— begin Given data —

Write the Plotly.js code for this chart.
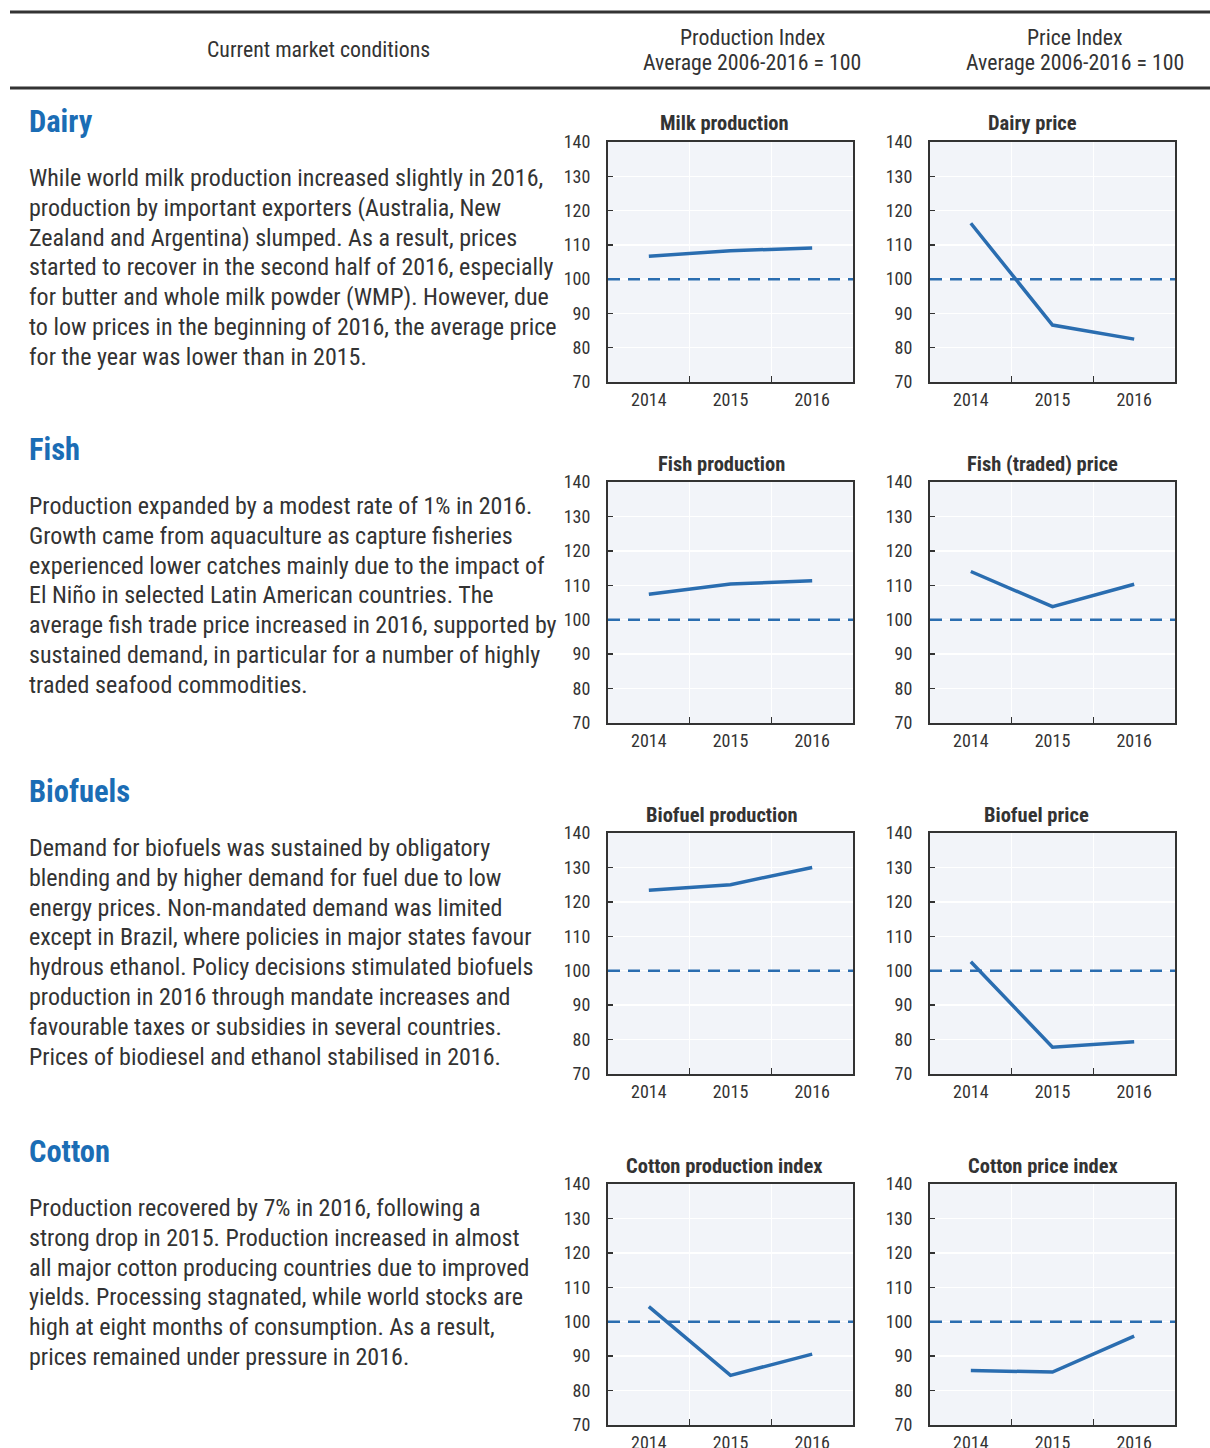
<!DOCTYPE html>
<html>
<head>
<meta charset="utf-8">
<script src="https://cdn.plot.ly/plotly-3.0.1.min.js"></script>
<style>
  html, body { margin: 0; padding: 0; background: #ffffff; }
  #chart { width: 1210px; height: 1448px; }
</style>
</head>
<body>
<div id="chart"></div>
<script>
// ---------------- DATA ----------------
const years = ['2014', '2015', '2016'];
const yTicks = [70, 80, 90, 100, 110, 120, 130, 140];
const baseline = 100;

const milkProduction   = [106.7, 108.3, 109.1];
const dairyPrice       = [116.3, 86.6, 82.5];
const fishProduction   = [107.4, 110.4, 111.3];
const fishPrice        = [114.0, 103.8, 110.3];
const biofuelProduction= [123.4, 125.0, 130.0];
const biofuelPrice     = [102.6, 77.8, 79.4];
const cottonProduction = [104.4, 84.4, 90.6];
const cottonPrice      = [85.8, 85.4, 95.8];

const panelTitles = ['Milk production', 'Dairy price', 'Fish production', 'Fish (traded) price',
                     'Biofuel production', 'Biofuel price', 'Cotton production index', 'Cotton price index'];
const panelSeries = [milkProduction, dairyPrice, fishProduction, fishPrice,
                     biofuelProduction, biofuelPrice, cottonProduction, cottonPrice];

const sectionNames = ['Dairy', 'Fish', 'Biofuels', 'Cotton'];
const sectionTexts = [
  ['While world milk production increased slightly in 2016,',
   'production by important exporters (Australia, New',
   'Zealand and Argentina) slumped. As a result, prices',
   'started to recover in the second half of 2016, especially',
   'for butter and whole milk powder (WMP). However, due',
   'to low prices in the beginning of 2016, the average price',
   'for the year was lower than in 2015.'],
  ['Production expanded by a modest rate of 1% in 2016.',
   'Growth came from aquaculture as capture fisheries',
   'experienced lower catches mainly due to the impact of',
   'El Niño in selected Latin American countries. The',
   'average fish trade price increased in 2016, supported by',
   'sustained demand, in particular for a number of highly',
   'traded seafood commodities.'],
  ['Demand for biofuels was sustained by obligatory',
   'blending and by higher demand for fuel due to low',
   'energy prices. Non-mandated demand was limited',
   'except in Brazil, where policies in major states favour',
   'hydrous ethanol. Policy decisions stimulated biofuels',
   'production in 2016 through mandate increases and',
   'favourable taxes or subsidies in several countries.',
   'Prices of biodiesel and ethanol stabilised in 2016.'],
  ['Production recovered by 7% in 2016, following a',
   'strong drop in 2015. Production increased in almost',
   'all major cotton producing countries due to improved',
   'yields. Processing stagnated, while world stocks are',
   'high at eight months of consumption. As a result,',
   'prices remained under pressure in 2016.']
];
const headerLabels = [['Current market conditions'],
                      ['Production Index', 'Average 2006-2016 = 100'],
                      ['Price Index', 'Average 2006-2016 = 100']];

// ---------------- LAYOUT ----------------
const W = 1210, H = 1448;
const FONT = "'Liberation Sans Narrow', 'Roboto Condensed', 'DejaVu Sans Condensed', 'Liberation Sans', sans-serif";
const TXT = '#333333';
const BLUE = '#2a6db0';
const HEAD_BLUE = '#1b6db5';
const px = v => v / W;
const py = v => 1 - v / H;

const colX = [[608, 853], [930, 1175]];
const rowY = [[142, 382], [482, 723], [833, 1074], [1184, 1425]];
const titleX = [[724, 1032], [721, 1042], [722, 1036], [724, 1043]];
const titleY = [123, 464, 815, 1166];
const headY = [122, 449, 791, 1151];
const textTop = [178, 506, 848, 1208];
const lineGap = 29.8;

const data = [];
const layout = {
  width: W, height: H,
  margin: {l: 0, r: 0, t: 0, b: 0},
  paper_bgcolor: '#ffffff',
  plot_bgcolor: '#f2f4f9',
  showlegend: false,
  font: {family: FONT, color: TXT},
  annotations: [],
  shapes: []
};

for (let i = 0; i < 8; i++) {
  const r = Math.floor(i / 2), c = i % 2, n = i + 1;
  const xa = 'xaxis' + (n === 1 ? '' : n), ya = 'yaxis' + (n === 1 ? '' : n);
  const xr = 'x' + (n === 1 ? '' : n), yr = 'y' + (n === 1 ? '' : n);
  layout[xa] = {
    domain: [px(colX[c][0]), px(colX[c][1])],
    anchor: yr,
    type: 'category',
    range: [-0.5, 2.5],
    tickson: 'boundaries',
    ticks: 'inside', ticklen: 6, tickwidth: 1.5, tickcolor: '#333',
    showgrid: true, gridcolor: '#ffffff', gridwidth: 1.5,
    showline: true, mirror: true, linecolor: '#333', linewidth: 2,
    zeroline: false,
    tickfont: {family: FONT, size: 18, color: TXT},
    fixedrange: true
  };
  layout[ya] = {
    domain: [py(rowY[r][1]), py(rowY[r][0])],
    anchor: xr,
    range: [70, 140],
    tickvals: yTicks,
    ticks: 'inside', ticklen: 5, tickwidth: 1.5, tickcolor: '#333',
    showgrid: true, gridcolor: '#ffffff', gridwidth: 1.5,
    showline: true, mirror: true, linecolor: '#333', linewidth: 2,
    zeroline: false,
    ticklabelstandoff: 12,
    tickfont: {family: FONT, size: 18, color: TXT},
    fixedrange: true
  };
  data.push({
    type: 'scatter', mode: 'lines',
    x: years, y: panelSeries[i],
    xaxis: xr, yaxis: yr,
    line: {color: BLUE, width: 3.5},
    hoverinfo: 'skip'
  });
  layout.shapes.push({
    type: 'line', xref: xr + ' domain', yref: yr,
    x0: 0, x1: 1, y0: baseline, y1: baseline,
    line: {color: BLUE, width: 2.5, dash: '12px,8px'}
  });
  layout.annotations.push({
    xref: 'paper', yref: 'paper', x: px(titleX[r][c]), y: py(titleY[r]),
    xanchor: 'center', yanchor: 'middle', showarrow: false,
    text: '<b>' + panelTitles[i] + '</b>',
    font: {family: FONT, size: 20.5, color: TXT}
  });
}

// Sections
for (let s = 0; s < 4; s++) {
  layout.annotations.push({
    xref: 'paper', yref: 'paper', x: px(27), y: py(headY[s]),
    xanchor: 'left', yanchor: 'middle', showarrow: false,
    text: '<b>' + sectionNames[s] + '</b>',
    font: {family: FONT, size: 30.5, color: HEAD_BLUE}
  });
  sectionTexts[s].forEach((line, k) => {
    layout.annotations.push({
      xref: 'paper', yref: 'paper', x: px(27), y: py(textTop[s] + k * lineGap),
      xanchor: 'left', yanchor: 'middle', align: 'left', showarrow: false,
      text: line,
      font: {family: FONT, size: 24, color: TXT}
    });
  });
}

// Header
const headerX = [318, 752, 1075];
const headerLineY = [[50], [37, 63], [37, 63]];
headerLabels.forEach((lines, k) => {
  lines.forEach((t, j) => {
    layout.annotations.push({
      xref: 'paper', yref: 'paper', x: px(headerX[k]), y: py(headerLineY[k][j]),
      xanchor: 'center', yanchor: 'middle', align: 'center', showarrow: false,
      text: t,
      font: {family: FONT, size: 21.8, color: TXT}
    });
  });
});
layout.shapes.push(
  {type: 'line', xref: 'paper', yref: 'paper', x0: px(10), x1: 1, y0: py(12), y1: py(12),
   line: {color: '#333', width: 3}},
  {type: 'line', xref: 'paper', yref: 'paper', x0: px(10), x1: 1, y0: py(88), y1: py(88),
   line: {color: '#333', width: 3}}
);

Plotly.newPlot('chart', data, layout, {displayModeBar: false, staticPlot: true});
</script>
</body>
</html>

— end Given data —

Your task is to reproduce exactly the lines from the start of the data above through the line containing "biofuelProduction, biofuelPrice, cottonProduction, cottonPrice];", leaving every picture out.

Response below →
Write the Plotly.js code for this chart.
<!DOCTYPE html>
<html>
<head>
<meta charset="utf-8">
<script src="https://cdn.plot.ly/plotly-3.0.1.min.js"></script>
<style>
  html, body { margin: 0; padding: 0; background: #ffffff; }
  #chart { width: 1210px; height: 1448px; }
</style>
</head>
<body>
<div id="chart"></div>
<script>
// ---------------- DATA ----------------
const years = ['2014', '2015', '2016'];
const yTicks = [70, 80, 90, 100, 110, 120, 130, 140];
const baseline = 100;

const milkProduction   = [106.7, 108.3, 109.1];
const dairyPrice       = [116.3, 86.6, 82.5];
const fishProduction   = [107.4, 110.4, 111.3];
const fishPrice        = [114.0, 103.8, 110.3];
const biofuelProduction= [123.4, 125.0, 130.0];
const biofuelPrice     = [102.6, 77.8, 79.4];
const cottonProduction = [104.4, 84.4, 90.6];
const cottonPrice      = [85.8, 85.4, 95.8];

const panelTitles = ['Milk production', 'Dairy price', 'Fish production', 'Fish (traded) price',
                     'Biofuel production', 'Biofuel price', 'Cotton production index', 'Cotton price index'];
const panelSeries = [milkProduction, dairyPrice, fishProduction, fishPrice,
                     biofuelProduction, biofuelPrice, cottonProduction, cottonPrice];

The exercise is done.